• EXERCISE: Quote the whole listing word for word. Do not include the pictures.

• DATASET SECTION:

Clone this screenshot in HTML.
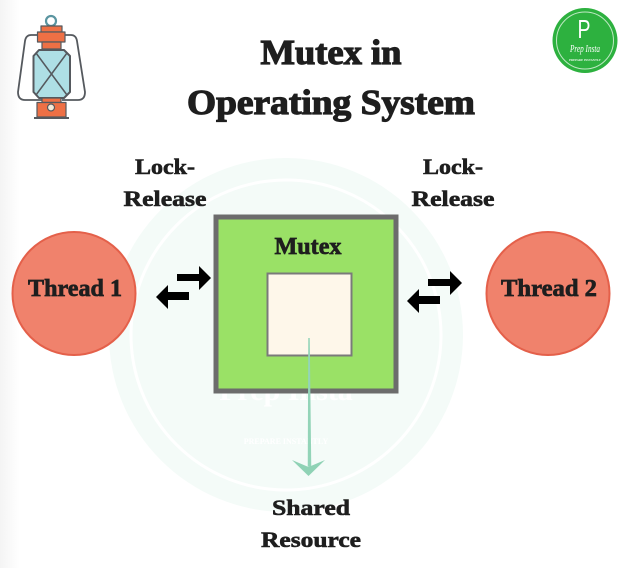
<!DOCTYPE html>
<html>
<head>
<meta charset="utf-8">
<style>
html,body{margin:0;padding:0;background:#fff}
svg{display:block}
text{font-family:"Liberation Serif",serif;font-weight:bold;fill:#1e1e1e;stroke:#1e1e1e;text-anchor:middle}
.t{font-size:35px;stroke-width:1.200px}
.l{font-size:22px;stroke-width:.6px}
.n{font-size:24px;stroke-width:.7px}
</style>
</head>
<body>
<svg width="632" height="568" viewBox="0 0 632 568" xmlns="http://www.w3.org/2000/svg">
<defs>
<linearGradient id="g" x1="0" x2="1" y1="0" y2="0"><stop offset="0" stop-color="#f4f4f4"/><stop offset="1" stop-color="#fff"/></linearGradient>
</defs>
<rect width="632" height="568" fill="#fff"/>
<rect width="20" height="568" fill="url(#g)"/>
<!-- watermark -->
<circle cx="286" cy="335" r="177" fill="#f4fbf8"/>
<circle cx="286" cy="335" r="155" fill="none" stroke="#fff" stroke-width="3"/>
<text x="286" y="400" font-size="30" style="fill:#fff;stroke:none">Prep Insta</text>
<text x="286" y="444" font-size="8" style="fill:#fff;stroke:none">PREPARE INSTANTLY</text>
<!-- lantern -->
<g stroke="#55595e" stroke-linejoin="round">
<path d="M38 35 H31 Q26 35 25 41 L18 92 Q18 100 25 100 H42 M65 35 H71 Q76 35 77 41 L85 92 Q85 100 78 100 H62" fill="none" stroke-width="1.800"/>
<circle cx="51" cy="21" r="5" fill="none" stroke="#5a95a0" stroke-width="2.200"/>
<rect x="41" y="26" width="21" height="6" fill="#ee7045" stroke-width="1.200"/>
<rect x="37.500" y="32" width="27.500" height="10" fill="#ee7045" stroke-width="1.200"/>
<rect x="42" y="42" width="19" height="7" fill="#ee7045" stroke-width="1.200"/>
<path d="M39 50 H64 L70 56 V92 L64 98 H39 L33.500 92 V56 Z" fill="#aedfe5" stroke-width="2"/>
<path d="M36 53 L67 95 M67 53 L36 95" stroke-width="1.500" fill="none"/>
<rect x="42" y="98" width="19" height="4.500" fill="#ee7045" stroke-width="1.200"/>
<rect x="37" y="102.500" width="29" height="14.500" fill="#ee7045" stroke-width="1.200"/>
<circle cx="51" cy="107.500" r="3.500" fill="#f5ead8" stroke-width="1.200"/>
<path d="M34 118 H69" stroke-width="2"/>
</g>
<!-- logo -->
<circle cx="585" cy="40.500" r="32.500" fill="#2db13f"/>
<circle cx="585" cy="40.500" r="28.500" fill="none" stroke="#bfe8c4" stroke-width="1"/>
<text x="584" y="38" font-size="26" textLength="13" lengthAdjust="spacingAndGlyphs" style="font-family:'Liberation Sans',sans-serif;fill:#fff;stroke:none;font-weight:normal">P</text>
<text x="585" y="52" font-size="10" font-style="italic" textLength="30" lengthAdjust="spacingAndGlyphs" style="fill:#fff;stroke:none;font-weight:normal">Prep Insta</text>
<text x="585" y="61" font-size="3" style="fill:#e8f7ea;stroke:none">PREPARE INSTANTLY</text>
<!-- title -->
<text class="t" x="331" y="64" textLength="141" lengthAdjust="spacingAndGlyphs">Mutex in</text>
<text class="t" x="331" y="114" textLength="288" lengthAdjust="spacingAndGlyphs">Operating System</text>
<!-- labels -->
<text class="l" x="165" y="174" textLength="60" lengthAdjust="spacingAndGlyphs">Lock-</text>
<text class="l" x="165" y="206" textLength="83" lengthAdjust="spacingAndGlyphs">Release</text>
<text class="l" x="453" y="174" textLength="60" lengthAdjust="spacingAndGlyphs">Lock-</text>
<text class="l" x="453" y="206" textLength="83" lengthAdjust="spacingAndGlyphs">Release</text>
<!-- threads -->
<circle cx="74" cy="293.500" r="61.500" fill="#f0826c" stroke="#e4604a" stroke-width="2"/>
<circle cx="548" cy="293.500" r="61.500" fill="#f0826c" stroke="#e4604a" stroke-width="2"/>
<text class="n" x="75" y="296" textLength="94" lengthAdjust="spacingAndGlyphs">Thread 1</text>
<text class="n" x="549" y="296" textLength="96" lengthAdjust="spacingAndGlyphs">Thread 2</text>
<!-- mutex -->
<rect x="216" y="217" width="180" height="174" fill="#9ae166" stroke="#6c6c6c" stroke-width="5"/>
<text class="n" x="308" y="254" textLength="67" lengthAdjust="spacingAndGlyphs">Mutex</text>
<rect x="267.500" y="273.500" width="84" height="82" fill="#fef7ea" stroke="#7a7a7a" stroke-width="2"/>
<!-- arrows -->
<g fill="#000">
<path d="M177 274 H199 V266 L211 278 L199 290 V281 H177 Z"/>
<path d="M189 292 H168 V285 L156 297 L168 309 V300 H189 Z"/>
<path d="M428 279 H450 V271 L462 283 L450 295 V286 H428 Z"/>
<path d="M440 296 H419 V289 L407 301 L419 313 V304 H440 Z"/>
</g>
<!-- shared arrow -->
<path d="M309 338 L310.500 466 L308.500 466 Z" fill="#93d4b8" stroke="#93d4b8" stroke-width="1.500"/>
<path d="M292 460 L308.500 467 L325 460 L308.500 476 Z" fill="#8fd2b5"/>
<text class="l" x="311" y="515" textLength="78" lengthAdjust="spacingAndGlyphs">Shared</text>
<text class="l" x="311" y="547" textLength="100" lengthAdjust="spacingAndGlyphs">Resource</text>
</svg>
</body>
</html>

• COMPLETE RESPONSE:
Clone this screenshot in HTML.
<!DOCTYPE html>
<html>
<head>
<meta charset="utf-8">
<style>
html,body{margin:0;padding:0;background:#fff}
svg{display:block}
text{font-family:"Liberation Serif",serif;font-weight:bold;fill:#1e1e1e;stroke:#1e1e1e;text-anchor:middle}
.t{font-size:35px;stroke-width:1.200px}
.l{font-size:22px;stroke-width:.6px}
.n{font-size:24px;stroke-width:.7px}
</style>
</head>
<body>
<svg width="632" height="568" viewBox="0 0 632 568" xmlns="http://www.w3.org/2000/svg">
<defs>
<linearGradient id="g" x1="0" x2="1" y1="0" y2="0"><stop offset="0" stop-color="#f4f4f4"/><stop offset="1" stop-color="#fff"/></linearGradient>
</defs>
<rect width="632" height="568" fill="#fff"/>
<rect width="20" height="568" fill="url(#g)"/>
<!-- watermark -->
<circle cx="286" cy="335" r="177" fill="#f4fbf8"/>
<circle cx="286" cy="335" r="155" fill="none" stroke="#fff" stroke-width="3"/>
<text x="286" y="400" font-size="30" style="fill:#fff;stroke:none">Prep Insta</text>
<text x="286" y="444" font-size="8" style="fill:#fff;stroke:none">PREPARE INSTANTLY</text>
<!-- lantern -->
<g stroke="#55595e" stroke-linejoin="round">
<path d="M38 35 H31 Q26 35 25 41 L18 92 Q18 100 25 100 H42 M65 35 H71 Q76 35 77 41 L85 92 Q85 100 78 100 H62" fill="none" stroke-width="1.800"/>
<circle cx="51" cy="21" r="5" fill="none" stroke="#5a95a0" stroke-width="2.200"/>
<rect x="41" y="26" width="21" height="6" fill="#ee7045" stroke-width="1.200"/>
<rect x="37.500" y="32" width="27.500" height="10" fill="#ee7045" stroke-width="1.200"/>
<rect x="42" y="42" width="19" height="7" fill="#ee7045" stroke-width="1.200"/>
<path d="M39 50 H64 L70 56 V92 L64 98 H39 L33.500 92 V56 Z" fill="#aedfe5" stroke-width="2"/>
<path d="M36 53 L67 95 M67 53 L36 95" stroke-width="1.500" fill="none"/>
<rect x="42" y="98" width="19" height="4.500" fill="#ee7045" stroke-width="1.200"/>
<rect x="37" y="102.500" width="29" height="14.500" fill="#ee7045" stroke-width="1.200"/>
<circle cx="51" cy="107.500" r="3.500" fill="#f5ead8" stroke-width="1.200"/>
<path d="M34 118 H69" stroke-width="2"/>
</g>
<!-- logo -->
<circle cx="585" cy="40.500" r="32.500" fill="#2db13f"/>
<circle cx="585" cy="40.500" r="28.500" fill="none" stroke="#bfe8c4" stroke-width="1"/>
<text x="584" y="38" font-size="26" textLength="13" lengthAdjust="spacingAndGlyphs" style="font-family:'Liberation Sans',sans-serif;fill:#fff;stroke:none;font-weight:normal">P</text>
<text x="585" y="52" font-size="10" font-style="italic" textLength="30" lengthAdjust="spacingAndGlyphs" style="fill:#fff;stroke:none;font-weight:normal">Prep Insta</text>
<text x="585" y="61" font-size="3" style="fill:#e8f7ea;stroke:none">PREPARE INSTANTLY</text>
<!-- title -->
<text class="t" x="331" y="64" textLength="141" lengthAdjust="spacingAndGlyphs">Mutex in</text>
<text class="t" x="331" y="114" textLength="288" lengthAdjust="spacingAndGlyphs">Operating System</text>
<!-- labels -->
<text class="l" x="165" y="174" textLength="60" lengthAdjust="spacingAndGlyphs">Lock-</text>
<text class="l" x="165" y="206" textLength="83" lengthAdjust="spacingAndGlyphs">Release</text>
<text class="l" x="453" y="174" textLength="60" lengthAdjust="spacingAndGlyphs">Lock-</text>
<text class="l" x="453" y="206" textLength="83" lengthAdjust="spacingAndGlyphs">Release</text>
<!-- threads -->
<circle cx="74" cy="293.500" r="61.500" fill="#f0826c" stroke="#e4604a" stroke-width="2"/>
<circle cx="548" cy="293.500" r="61.500" fill="#f0826c" stroke="#e4604a" stroke-width="2"/>
<text class="n" x="75" y="296" textLength="94" lengthAdjust="spacingAndGlyphs">Thread 1</text>
<text class="n" x="549" y="296" textLength="96" lengthAdjust="spacingAndGlyphs">Thread 2</text>
<!-- mutex -->
<rect x="216" y="217" width="180" height="174" fill="#9ae166" stroke="#6c6c6c" stroke-width="5"/>
<text class="n" x="308" y="254" textLength="67" lengthAdjust="spacingAndGlyphs">Mutex</text>
<rect x="267.500" y="273.500" width="84" height="82" fill="#fef7ea" stroke="#7a7a7a" stroke-width="2"/>
<!-- arrows -->
<g fill="#000">
<path d="M177 274 H199 V266 L211 278 L199 290 V281 H177 Z"/>
<path d="M189 292 H168 V285 L156 297 L168 309 V300 H189 Z"/>
<path d="M428 279 H450 V271 L462 283 L450 295 V286 H428 Z"/>
<path d="M440 296 H419 V289 L407 301 L419 313 V304 H440 Z"/>
</g>
<!-- shared arrow -->
<path d="M309 338 L310.500 466 L308.500 466 Z" fill="#93d4b8" stroke="#93d4b8" stroke-width="1.500"/>
<path d="M292 460 L308.500 467 L325 460 L308.500 476 Z" fill="#8fd2b5"/>
<text class="l" x="311" y="515" textLength="78" lengthAdjust="spacingAndGlyphs">Shared</text>
<text class="l" x="311" y="547" textLength="100" lengthAdjust="spacingAndGlyphs">Resource</text>
</svg>
</body>
</html>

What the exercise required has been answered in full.